Distillation Scaling Laws
Dan Busbridge, Amitis Shidani, Floris Weers, Jason Ramapuram, Etai Littwin, Russ Webb
TL;DR
This work introduces a distillation scaling law that predicts a student model’s cross-entropy from a given compute budget and the resources allocated to teacher and student. It reveals a capacity-gap phenomenon where a stronger teacher can hinder a weaker student, and provides a broken-power-law functional form validated by large-scale transformer experiments (143M–12.6B parameters) on the C4 English dataset. The authors offer compute-optimal distillation recipes across scenarios (existing vs. to-be-trained teachers) and show distillation can outperform supervised learning under modest compute budgets or when a teacher is available, but supervised training dominates at larger data budgets or when teacher training costs are included. This framework guides practical decisions for building smaller, efficient language models with lower inference costs and reduced lifecycle compute.
Abstract
We propose a distillation scaling law that estimates distilled model performance based on a compute budget and its allocation between the student and teacher. Our findings mitigate the risks associated with large-scale distillation by enabling compute-optimal allocation for both the teacher and student to maximize student performance.

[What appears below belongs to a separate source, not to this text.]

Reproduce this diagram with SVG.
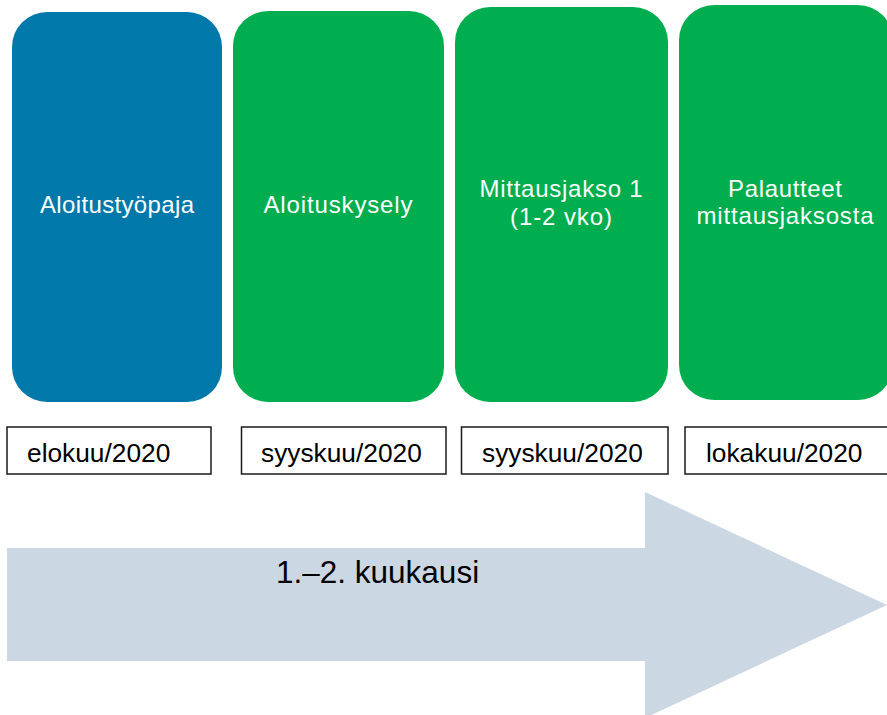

We provide compute-optimal distillation recipes for two key scenarios: when a teacher already exists, and when a teacher needs training. In settings involving many students or an existing teacher, distillation outperforms supervised learning up to a compute level that scales predictably with student size. Conversely, if only one student is to be distilled and a teacher also requires training, supervised learning is generally preferable. Additionally, our large-scale study of distillation increases our understanding of the process and helps inform experimental design.